You are viewing a plain text version of this content. The canonical link for it is here.
Posted to dev@oozie.apache.org by "Rohini Palaniswamy (JIRA)" <ji...@apache.org> on 2014/09/09 23:04:29 UTC
[jira] [Commented] (OOZIE-1885) Query optimization for
StatusTransitService
[ https://issues.apache.org/jira/browse/OOZIE-1885?page=com.atlassian.jira.plugin.system.issuetabpanels:comment-tabpanel&focusedCommentId=14127548#comment-14127548 ]
Rohini Palaniswamy commented on OOZIE-1885:
-------------------------------------------
Good idea. w.startTimestamp <= :matTime should not be there in the query. Use distinct instead of group by.
> A join query is always more CPU and memory intensive.
Not necessarily. Join will only be expensive if too many records are selected. Also this is a sub-query involving no join. Too many values in "IN" clause will slow it a bit but certainly this query will not be CPU or memory intensive as there will be at max 2000 coordinators in the database. I have not seen anyone run more coordinators than that.

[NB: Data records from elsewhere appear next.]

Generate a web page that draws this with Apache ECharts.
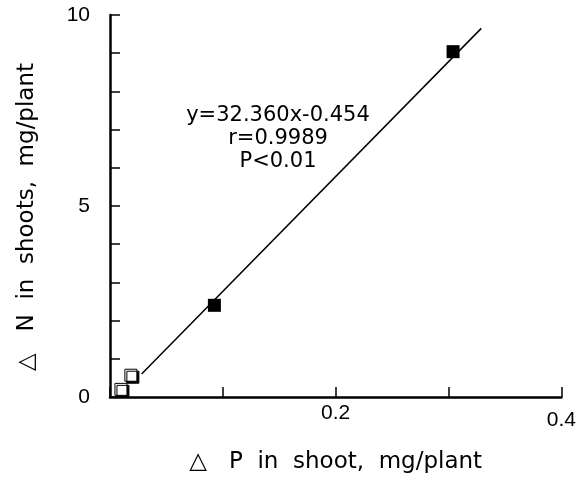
<!DOCTYPE html>
<html>
<head>
<meta charset="utf-8">
<script src="https://cdn.jsdelivr.net/npm/echarts@6/dist/echarts.min.js"></script>
<style>
  html, body { margin: 0; padding: 0; background: #fff; }
  #chart { width: 579px; height: 479px; }
</style>
</head>
<body>
<div id="chart"></div>
<script>
  // measured points (delta P, delta N)
  const filledPts = [[0.0925, 2.4], [0.304, 9.04]]
  const openPts = [[0.0097, 0.2], [0.0185, 0.57]]
  // regression line end points as drawn
  const fitLine = [[0.028, 0.6], [0.329, 9.65]]
  const xLabels = ['0.2', '0.4']
  const yLabels = ['0', '5', '10']
  const noteLines = ['y=32.360x-0.454', 'r=0.9989', 'P<0.01']

  const font = 'Liberation Sans, Arial, sans-serif'
  const wideFont = 'DejaVu Sans, sans-serif'
  const chart = echarts.init(document.getElementById('chart'))

  chart.setOption({
    animation: false,
    grid: { left: 110, right: 15, top: 15, bottom: 80 },
    xAxis: {
      type: 'value',
      min: 0,
      max: 0.4,
      interval: 0.1,
      name: '\u25B3   P  in  shoot,  mg/plant',
      nameLocation: 'middle',
      nameGap: 54,
      nameTextStyle: { color: '#000', fontSize: 23, fontFamily: wideFont },
      axisLine: { lineStyle: { color: '#000', width: 2.5 } },
      axisTick: { inside: true, length: 10, lineStyle: { color: '#000', width: 1.5 } },
      axisLabel: {
        color: '#000',
        fontSize: 21,
        fontFamily: font,
        margin: 6,
        formatter: v => {
          const s = v.toFixed(1)
          if (s === '0.4') return '{low|' + s + '}'
          return xLabels.indexOf(s) >= 0 ? s : ''
        },
        rich: {
          low: { color: '#000', fontSize: 21, fontFamily: font, padding: [7, 0, 0, 0] }
        }
      },
      splitLine: { show: false }
    },
    yAxis: {
      type: 'value',
      min: 0,
      max: 10,
      interval: 1,
      name: '\u25B3   N  in  shoots,  mg/plant',
      nameLocation: 'middle',
      nameGap: 71,
      nameTextStyle: { color: '#000', fontSize: 23, fontFamily: wideFont, padding: [0, 22, 0, 0] },
      axisLine: { lineStyle: { color: '#000', width: 2.5 } },
      axisTick: { inside: true, length: 10, lineStyle: { color: '#000', width: 1.5 } },
      axisLabel: {
        color: '#000',
        fontSize: 21,
        fontFamily: font,
        margin: 20,
        formatter: v => (yLabels.indexOf(String(v)) >= 0 ? String(v) : '')
      },
      splitLine: { show: false }
    },
    series: [
      {
        type: 'line',
        data: fitLine,
        showSymbol: false,
        lineStyle: { color: '#000', width: 1.5 },
        z: 1
      },
      {
        type: 'scatter',
        data: openPts,
        symbol: 'rect',
        symbolSize: 12,
        itemStyle: {
          color: '#fff',
          opacity: 1,
          borderColor: '#000',
          borderWidth: 1,
          shadowColor: '#000',
          shadowBlur: 0,
          shadowOffsetX: 2,
          shadowOffsetY: 2
        },
        z: 3
      },
      {
        type: 'scatter',
        data: filledPts,
        symbol: 'rect',
        symbolSize: 13,
        itemStyle: { color: '#000', opacity: 1 },
        z: 3
      }
    ],
    graphic: [
      {
        type: 'text',
        x: 278,
        y: 104,
        style: {
          text: noteLines.join('\n'),
          fill: '#000',
          font: '21px ' + wideFont,
          align: 'center',
          lineHeight: 23
        }
      }
    ]
  })
</script>
</body>
</html>
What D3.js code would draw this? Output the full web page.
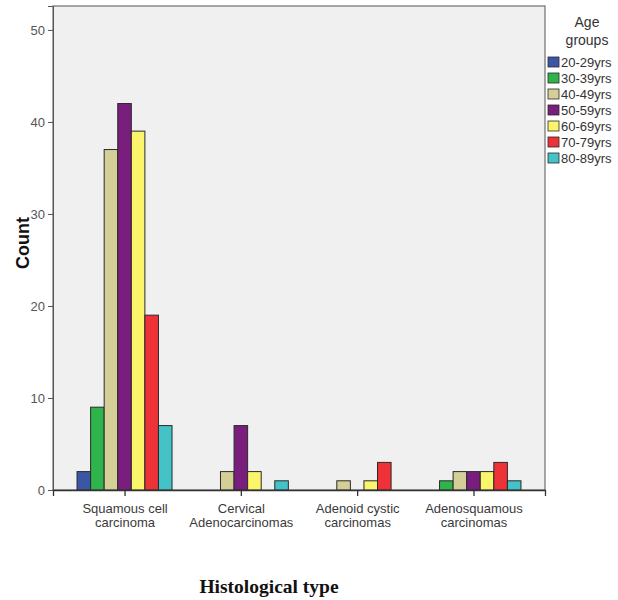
<!DOCTYPE html>
<html>
<head>
<meta charset="utf-8">
<script src="https://cdn.jsdelivr.net/npm/d3@7"></script>
<style>
  body { margin: 0; background: #fff; }
  svg { display: block; font-family: Arial, "Liberation Sans", sans-serif; }
</style>
</head>
<body>
<svg id="chart" width="618" height="600"></svg>
<script>
const categories = [
  ["Squamous cell", "carcinoma"],
  ["Cervical", "Adenocarcinomas"],
  ["Adenoid cystic", "carcinomas"],
  ["Adenosquamous", "carcinomas"]
];
const ageGroups = ["20-29yrs", "30-39yrs", "40-49yrs", "50-59yrs", "60-69yrs", "70-79yrs", "80-89yrs"];
const colors = ["#3c56a6", "#2fb34b", "#d4cf97", "#7a1e7e", "#fbf56c", "#ee3338", "#43c2c8"];
// counts per category, in age-group order
const squamous = [2, 9, 37, 42, 39, 19, 7];
const cervicalAdeno = [0, 0, 2, 7, 2, 0, 1];
const adenoidCystic = [0, 0, 1, 0, 1, 3, 0];
const adenosquamous = [0, 1, 2, 2, 2, 3, 1];
const seriesByCategory = [squamous, cervicalAdeno, adenoidCystic, adenosquamous];
const yTicks = [0, 10, 20, 30, 40, 50];

const svg = d3.select("#chart");
const L = 53, R = 545, T = 6, B = 490;

const catKeys = categories.map(c => c.join(" "));
const x0 = d3.scalePoint().domain(catKeys).range([L, R]).padding(0.615);
const x1 = d3.scaleBand().domain(ageGroups).range([-47.5, 47.5]);
const y = d3.scaleLinear().domain([0, 52.6]).range([B, T]);
const color = d3.scaleOrdinal().domain(ageGroups).range(colors);

// plot background and frame
svg.append("rect").attr("x", L).attr("y", T).attr("width", R - L).attr("height", B - T)
  .attr("fill", "#f0f0f0").attr("stroke", "#6e6e6e").attr("stroke-width", 1.2);

// bars
const groups = svg.append("g").selectAll("g").data(catKeys).join("g")
  .attr("transform", d => `translate(${x0(d)},0)`);
groups.selectAll("rect")
  .data((d, i) => ageGroups.map((a, j) => ({ age: a, v: seriesByCategory[i][j] })).filter(e => e.v > 0))
  .join("rect")
  .attr("x", d => x1(d.age))
  .attr("width", x1.bandwidth())
  .attr("y", d => y(d.v))
  .attr("height", d => y(0) - y(d.v))
  .attr("fill", d => color(d.age))
  .attr("stroke", "#2a2a2a").attr("stroke-width", 1);

// y axis
const yAxis = d3.axisLeft(y).tickValues(yTicks).tickSize(5).tickPadding(3);
const gy = svg.append("g").attr("transform", `translate(${L},0)`).call(yAxis);
gy.select(".domain").attr("stroke", "#555");
gy.selectAll(".tick line").attr("stroke", "#555");
gy.selectAll(".tick text").attr("font-size", 13).attr("fill", "#555");

// x axis
const xAxis = d3.axisBottom(x0).tickSize(6).tickFormat("");
const gx = svg.append("g").attr("transform", `translate(0,${B})`).call(xAxis);
gx.select(".domain").attr("stroke", "#333").attr("stroke-width", 1.3);
gx.selectAll(".tick line").attr("stroke", "#333").attr("stroke-width", 1.3);
gx.selectAll(".tick").each(function(d, i) {
  const t = d3.select(this).append("text").attr("fill", "#3a3a3a").attr("font-size", 13)
    .attr("text-anchor", "middle");
  categories[i].forEach((line, k) => {
    t.append("tspan").attr("x", 0).attr("y", 23 + k * 14).text(line);
  });
});

// axis titles
svg.append("text").attr("transform", `translate(29,243) rotate(-90)`)
  .attr("text-anchor", "middle").attr("font-size", 18).attr("font-weight", "bold")
  .attr("fill", "#111").text("Count");
svg.append("text").attr("x", 269).attr("y", 593).attr("text-anchor", "middle")
  .attr("font-family", "'Liberation Serif', 'DejaVu Serif', serif")
  .attr("font-size", 19.5).attr("font-weight", "bold").attr("fill", "#111")
  .text("Histological type");

// legend
const lg = svg.append("g");
lg.append("text").attr("x", 587).attr("y", 27).attr("text-anchor", "middle")
  .attr("font-size", 14).attr("fill", "#333").text("Age");
lg.append("text").attr("x", 587).attr("y", 45).attr("text-anchor", "middle")
  .attr("font-size", 14).attr("fill", "#333").text("groups");
const items = lg.selectAll("g.item").data(ageGroups).join("g")
  .attr("class", "item").attr("transform", (d, i) => `translate(548,${57 + i * 16})`);
items.append("rect").attr("width", 11).attr("height", 10)
  .attr("fill", d => color(d)).attr("stroke", "#2a2a2a").attr("stroke-width", 0.8);
items.append("text").attr("x", 13).attr("y", 10).attr("font-size", 13)
  .attr("fill", "#333").text(d => d);
</script>
</body>
</html>
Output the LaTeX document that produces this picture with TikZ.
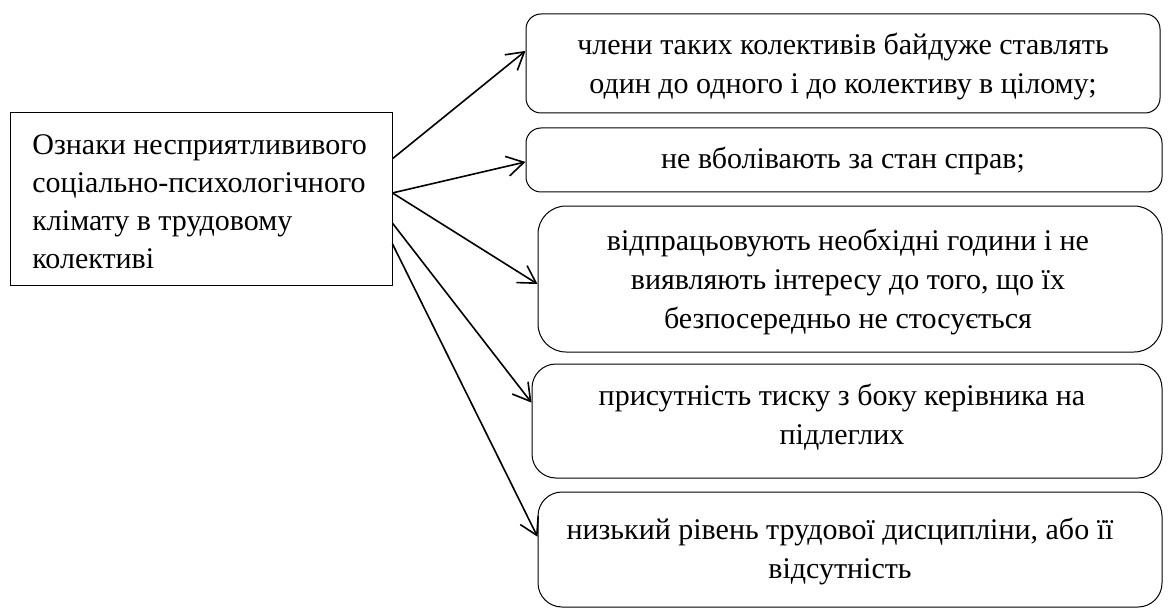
\documentclass[tikz,border=0pt]{standalone}
\usepackage{fontspec}
\setmainfont{Liberation Serif}
\usetikzlibrary{calc, arrows.meta}

\begin{document}
\begin{tikzpicture}[x=0.5pt, y=-0.5pt,
    font=\fontsize{15}{19.5}\selectfont,
    mainbox/.style={draw, line width=0.5pt, inner sep=0pt},
    signbox/.style={draw, line width=0.5pt, inner sep=0pt, rounded corners=#1},
    link/.style={line width=0.8pt, arrows={-Straight Barb[length=8.5pt, width=10pt]}}]

    \useasboundingbox (0,0) rectangle (1168,610);

    % Main box
    \node[mainbox, minimum width=191pt, minimum height=86pt] (signs) at (201,199) {};
    \node[anchor=west, align=left, inner sep=0pt, font=\fontsize{15}{19}\selectfont] (signstext) at (32,202)
         {Ознаки несприятлививого\\соціально-психологічного\\клімату в трудовому\\колективі};

    % Boxes on the right
    \node[signbox=7.5pt, minimum width=317pt, minimum height=49.5pt] (b1) at (843,63.5) {};
    \node[signbox=7.5pt, minimum width=318pt, minimum height=32pt] (b2) at (844,160) {};
    \node[signbox=14pt, minimum width=312pt, minimum height=73pt] (b3) at (850,279) {};
    \node[signbox=12pt, minimum width=315pt, minimum height=57pt] (b4) at (847,421) {};
    \node[signbox=12pt, minimum width=312pt, minimum height=57.5pt] (b5) at (850,549.5) {};

    % Texts
    \node[align=center] (t1) at (843,67) {члени таких колективів байдуже ставлять\\один до одного і до колективу в цілому;};
    \node[align=center] (t2) at (843,161) {не вболівають за стан справ;};
    \node[align=center] (t3) at (848,282) {відпрацьовують необхідні години і не\\виявляють інтересу до того, що їх\\безпосередньо не стосується};
    \node[align=center] (t4) at (842,417) {присутність тиску з боку керівника на\\підлеглих};
    \node[align=center] (t5) at (840,551) {низький рівень трудової дисципліни, або її\\відсутність};

    % Points
    \coordinate (s1) at ($(signs.north east)!0.267!(signs.south east)$);
    \coordinate (s2) at ($(signs.north east)!0.465!(signs.south east)$);
    \coordinate (s3) at ($(signs.north east)!0.64!(signs.south east)$);
    \coordinate (s4) at ($(signs.north east)!0.76!(signs.south east)$);

    % Draw the arrows
    \draw[link] (s1) -- ($(b1.north west)!0.374!(b1.south west)$);
    \draw[link] (s2) -- ($(b2.north west)!0.53!(b2.south west)$);
    \draw[link] (s2) -- ($(b3.north west)!0.534!(b3.south west)$);
    \draw[link] (s3) -- ($(b4.north west)!0.34!(b4.south west)$);
    \draw[link] (s4) -- ($(b5.north west)!0.39!(b5.south west)$);
\end{tikzpicture}
\end{document}
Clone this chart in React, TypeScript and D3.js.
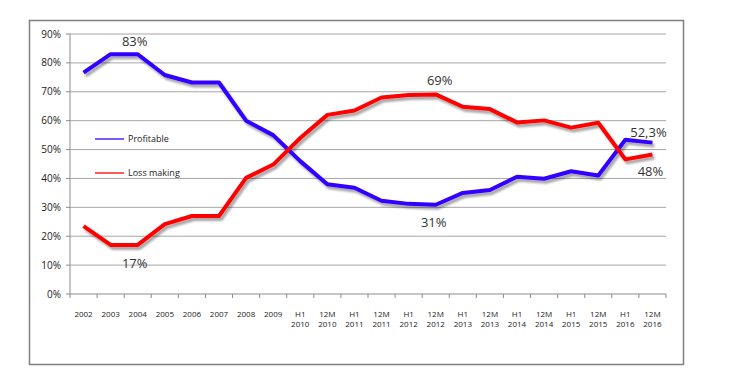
import React from "react";
import * as d3 from "d3";

const categories: string[][] = [
  ["2002"], ["2003"], ["2004"], ["2005"], ["2006"], ["2007"], ["2008"], ["2009"],
  ["H1", "2010"], ["12M", "2010"], ["H1", "2011"], ["12M", "2011"],
  ["H1", "2012"], ["12M", "2012"], ["H1", "2013"], ["12M", "2013"],
  ["H1", "2014"], ["12M", "2014"], ["H1", "2015"], ["12M", "2015"],
  ["H1", "2016"], ["12M", "2016"],
];

const profitable: number[] = [
  76.6, 83, 83, 75.8, 73.2, 73.2, 60, 55, 46, 38, 36.8, 32.3,
  31.2, 30.9, 35, 36, 40.6, 39.9, 42.5, 41, 53.4, 52.4,
];

const lossMaking: number[] = [
  23.5, 17, 17, 24.2, 27, 27, 40.2, 44.8, 54, 62, 63.5, 68,
  68.9, 69.1, 64.8, 64, 59.4, 60.1, 57.6, 59.3, 46.6, 48.3,
];

const yTicks: number[] = [0, 10, 20, 30, 40, 50, 60, 70, 80, 90];

const annotations: { idx: number; value: number; text: string; dy: number; dx: number }[] = [
  { idx: 2, value: 83, text: "83%", dy: -13, dx: -3 },
  { idx: 2, value: 17, text: "17%", dy: 19, dx: -3 },
  { idx: 13, value: 69.1, text: "69%", dy: -14, dx: 4 },
  { idx: 13, value: 30.9, text: "31%", dy: 18, dx: -2 },
  { idx: 21, value: 52.4, text: "52,3%", dy: -10, dx: -4 },
  { idx: 21, value: 48.3, text: "48%", dy: 17, dx: -2 },
];

const FONT = "'Open Sans', 'DejaVu Sans', sans-serif";

export default function App() {
  const W = 751, H = 379;
  const x0 = 70, x1 = 666, yTop = 34, yBot = 294;
  const x = d3.scaleBand<number>().domain(d3.range(categories.length)).range([x0, x1]);
  const y = d3.scaleLinear().domain([0, 90]).range([yBot, yTop]);
  const cx = (i: number) => (x(i) as number) + x.bandwidth() / 2;
  const line = d3.line<number>().x((_, i) => cx(i)).y((d) => y(d));
  const boundaries = d3.range(categories.length + 1).map((i) => x0 + i * x.bandwidth());

  return (
    <svg width={W} height={H} style={{ position: "absolute", left: 0, top: 0 }} fontFamily={FONT}>
      <defs>
        <filter id="sh" x="-10%" y="-10%" width="120%" height="130%">
          <feGaussianBlur in="SourceAlpha" stdDeviation="1.2" />
          <feOffset dx="2" dy="3" result="b" />
          <feComponentTransfer>
            <feFuncA type="linear" slope="0.35" />
          </feComponentTransfer>
          <feMerge>
            <feMergeNode />
            <feMergeNode in="SourceGraphic" />
          </feMerge>
        </filter>
      </defs>
      <rect x={0} y={0} width={W} height={H} fill="#fff" />
      <rect x={29.5} y={20.5} width={654} height={344} fill="#fff" stroke="#808080" strokeWidth={1.5} />
      {yTicks.map((t) => (
        <g key={t}>
          {t > 0 && (
            <line x1={x0} x2={x1} y1={y(t)} y2={y(t)} stroke="#a6a6a6" strokeWidth={1} />
          )}
          <line x1={x0 - 4} x2={x0} y1={y(t)} y2={y(t)} stroke="#8c8c8c" />
          <text x={61} y={y(t)} dy="0.35em" textAnchor="end" fontSize={10} fill="#222">
            {t}%
          </text>
        </g>
      ))}
      <line x1={x0} x2={x0} y1={yTop} y2={yBot} stroke="#8c8c8c" />
      <line x1={x0} x2={x1} y1={yBot} y2={yBot} stroke="#8c8c8c" />
      {boundaries.map((b, i) => (
        <line key={i} x1={b} x2={b} y1={yBot} y2={yBot + 4} stroke="#8c8c8c" />
      ))}
      {categories.map((c, i) => (
        <text key={i} x={cx(i)} y={314} textAnchor="middle" fontSize={8} fill="#222">
          {c.map((s, j) => (
            <tspan key={j} x={cx(i)} dy={j === 0 ? "0.35em" : 10.5}>
              {s}
            </tspan>
          ))}
        </text>
      ))}
      <line x1={95} x2={124} y1={139} y2={139} stroke="#3300ff" strokeWidth={1.3} />
      <text x={128} y={139} dy="0.35em" fontSize={9} fill="#222">Profitable</text>
      <line x1={95} x2={124} y1={173} y2={173} stroke="#ff0000" strokeWidth={1.3} />
      <text x={128} y={173} dy="0.35em" fontSize={9} fill="#222">Loss making</text>
      <g filter="url(#sh)">
        <path d={line(profitable) || ""} fill="none" stroke="#3300ff" strokeWidth={4} strokeLinejoin="round" />
        <path d={line(lossMaking) || ""} fill="none" stroke="#ff0000" strokeWidth={4} strokeLinejoin="round" />
      </g>
      {annotations.map((a, i) => (
        <text key={i} x={cx(a.idx) + a.dx} y={y(a.value) + a.dy} dy="0.35em" textAnchor="middle" fontSize={13} fill="#333">
          {a.text}
        </text>
      ))}
    </svg>
  );
}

> Query optimization for StatusTransitService
> -------------------------------------------
>
> Key: OOZIE-1885
> URL: https://issues.apache.org/jira/browse/OOZIE-1885
> Project: Oozie
> Issue Type: Bug
> Reporter: Purshotam Shah
>
> {code}
> private void coordTransit() throws JPAExecutorException, CommandException {
> List<CoordinatorJobBean> pendingJobCheckList = null;
> if (lastInstanceStartTime == null) {
> LOG.info("Running coordinator status service first instance");
> // this is the first instance, we need to check for all pending jobs;
> pendingJobCheckList = jpaService.execute(new CoordJobsGetPendingJPAExecutor(limit));
> }
> else {
> LOG.info("Running coordinator status service from last instance time = "
> + DateUtils.formatDateOozieTZ(lastInstanceStartTime));
> // this is not the first instance, we should only check jobs
> // that have actions or jobs been
> // updated >= start time of last service run;
> List<CoordinatorActionBean> actionsList = CoordActionQueryExecutor.getInstance().getList(
> CoordActionQuery.GET_COORD_ACTIONS_BY_LAST_MODIFIED_TIME, lastInstanceStartTime);
> Set<String> coordIds = new HashSet<String>();
> for (CoordinatorActionBean action : actionsList) {
> coordIds.add(action.getJobId());
> }
> pendingJobCheckList = new ArrayList<CoordinatorJobBean>();
> for (String coordId : coordIds.toArray(new String[coordIds.size()])) {
> CoordinatorJobBean coordJob;
> try {
> coordJob = CoordJobQueryExecutor.getInstance().get(CoordJobQuery.GET_COORD_JOB, coordId);
> }
> catch (JPAExecutorException jpaee) {
> if (jpaee.getErrorCode().equals(ErrorCode.E0604)) {
> LOG.warn("Exception happened during StatusTransitRunnable; Coordinator Job doesn't exist", jpaee);
> continue;
> } else {
> throw jpaee;
> }
> }
> // Running coord job might have pending false
> Job.Status coordJobStatus = coordJob.getStatus();
> if ((coordJob.isPending() || coordJobStatus.equals(Job.Status.PAUSED)
> || coordJobStatus.equals(Job.Status.RUNNING)
> || coordJobStatus.equals(Job.Status.RUNNINGWITHERROR)
> || coordJobStatus.equals(Job.Status.PAUSEDWITHERROR))
> && !coordJobStatus.equals(Job.Status.IGNORED)) {
> pendingJobCheckList.add(coordJob);
> }
> }
> pendingJobCheckList.addAll(CoordJobQueryExecutor.getInstance().getList(
> CoordJobQuery.GET_COORD_JOBS_CHANGED, lastInstanceStartTime));
> }
> aggregateCoordJobsStatus(pendingJobCheckList);
> }
> }
> {code}
> This could be done in one sql, something like
> select w.id, w.status, w.pending from CoordinatorJobBean w where w.startTimestamp <= :matTime AND (w.statusStr = 'PREP' OR w.statusStr = 'RUNNING' or w.statusStr = 'RUNNINGWITHERROR' or w.statusStr= 'PAUSEDWITHERROR' and w.statusStr <> 'IGNORED') w.id in ( select a.jobId from CoordinatorActionBean a where a.lastModifiedTimestamp >= :lastModifiedTime groupby a.jobId)
> Same for bundleTransit().
--
This message was sent by Atlassian JIRA
(v6.3.4#6332)